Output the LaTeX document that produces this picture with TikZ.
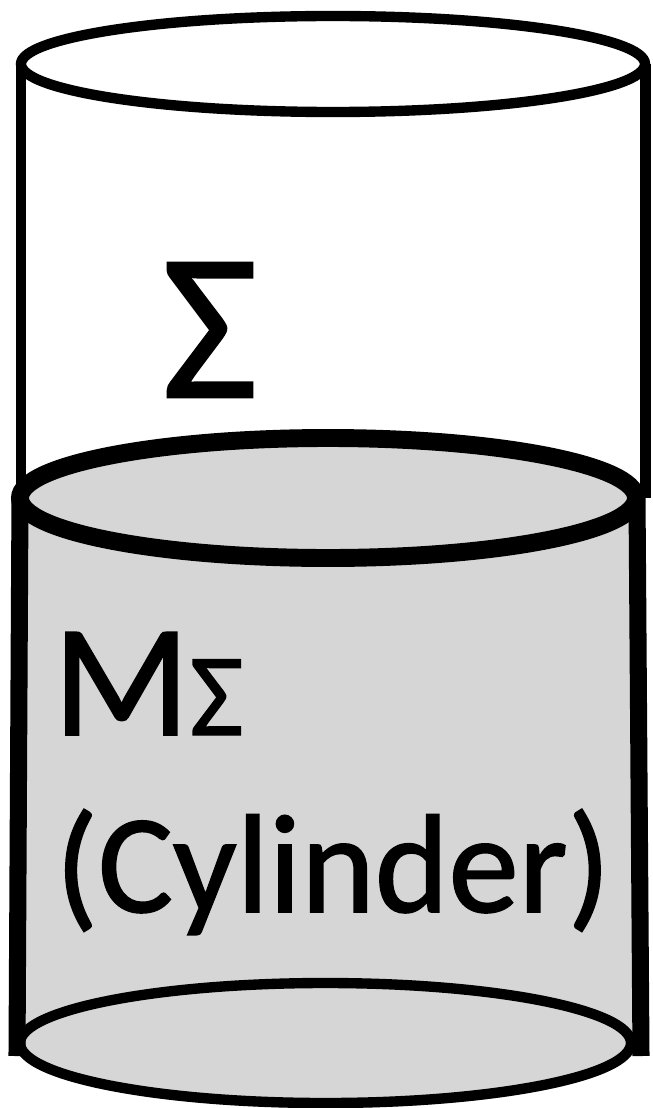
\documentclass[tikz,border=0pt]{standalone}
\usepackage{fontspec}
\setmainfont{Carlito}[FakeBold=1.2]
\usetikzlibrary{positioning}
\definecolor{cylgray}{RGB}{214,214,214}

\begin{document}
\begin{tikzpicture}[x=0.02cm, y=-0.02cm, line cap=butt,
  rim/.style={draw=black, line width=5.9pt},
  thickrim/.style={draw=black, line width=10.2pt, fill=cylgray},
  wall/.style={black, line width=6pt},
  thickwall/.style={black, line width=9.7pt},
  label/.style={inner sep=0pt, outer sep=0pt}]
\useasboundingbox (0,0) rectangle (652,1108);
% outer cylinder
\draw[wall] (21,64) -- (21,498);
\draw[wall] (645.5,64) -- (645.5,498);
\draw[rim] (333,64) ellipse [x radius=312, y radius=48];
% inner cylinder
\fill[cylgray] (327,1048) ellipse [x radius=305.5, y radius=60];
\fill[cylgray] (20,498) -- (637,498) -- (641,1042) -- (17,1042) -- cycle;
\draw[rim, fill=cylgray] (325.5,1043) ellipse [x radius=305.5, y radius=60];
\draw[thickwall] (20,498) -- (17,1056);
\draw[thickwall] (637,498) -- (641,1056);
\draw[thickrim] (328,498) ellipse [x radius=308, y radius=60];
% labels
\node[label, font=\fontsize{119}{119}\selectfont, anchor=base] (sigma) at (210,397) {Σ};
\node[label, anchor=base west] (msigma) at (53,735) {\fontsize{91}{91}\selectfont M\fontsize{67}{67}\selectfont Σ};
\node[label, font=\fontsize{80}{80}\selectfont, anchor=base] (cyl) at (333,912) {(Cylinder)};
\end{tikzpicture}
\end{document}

- WHAT YOU ARE ASKED TO DO -
Your copy of the data should match it exactly, except that pictures are left out.

- SOLUTION TO THIS PROBLEM -
Output the LaTeX document that produces this picture with TikZ.
\documentclass[tikz,border=0pt]{standalone}
\usepackage{fontspec}
\setmainfont{Carlito}[FakeBold=1.2]
\usetikzlibrary{positioning}
\definecolor{cylgray}{RGB}{214,214,214}

\begin{document}
\begin{tikzpicture}[x=0.02cm, y=-0.02cm, line cap=butt,
  rim/.style={draw=black, line width=5.9pt},
  thickrim/.style={draw=black, line width=10.2pt, fill=cylgray},
  wall/.style={black, line width=6pt},
  thickwall/.style={black, line width=9.7pt},
  label/.style={inner sep=0pt, outer sep=0pt}]
\useasboundingbox (0,0) rectangle (652,1108);
% outer cylinder
\draw[wall] (21,64) -- (21,498);
\draw[wall] (645.5,64) -- (645.5,498);
\draw[rim] (333,64) ellipse [x radius=312, y radius=48];
% inner cylinder
\fill[cylgray] (327,1048) ellipse [x radius=305.5, y radius=60];
\fill[cylgray] (20,498) -- (637,498) -- (641,1042) -- (17,1042) -- cycle;
\draw[rim, fill=cylgray] (325.5,1043) ellipse [x radius=305.5, y radius=60];
\draw[thickwall] (20,498) -- (17,1056);
\draw[thickwall] (637,498) -- (641,1056);
\draw[thickrim] (328,498) ellipse [x radius=308, y radius=60];
% labels
\node[label, font=\fontsize{119}{119}\selectfont, anchor=base] (sigma) at (210,397) {Σ};
\node[label, anchor=base west] (msigma) at (53,735) {\fontsize{91}{91}\selectfont M\fontsize{67}{67}\selectfont Σ};
\node[label, font=\fontsize{80}{80}\selectfont, anchor=base] (cyl) at (333,912) {(Cylinder)};
\end{tikzpicture}
\end{document}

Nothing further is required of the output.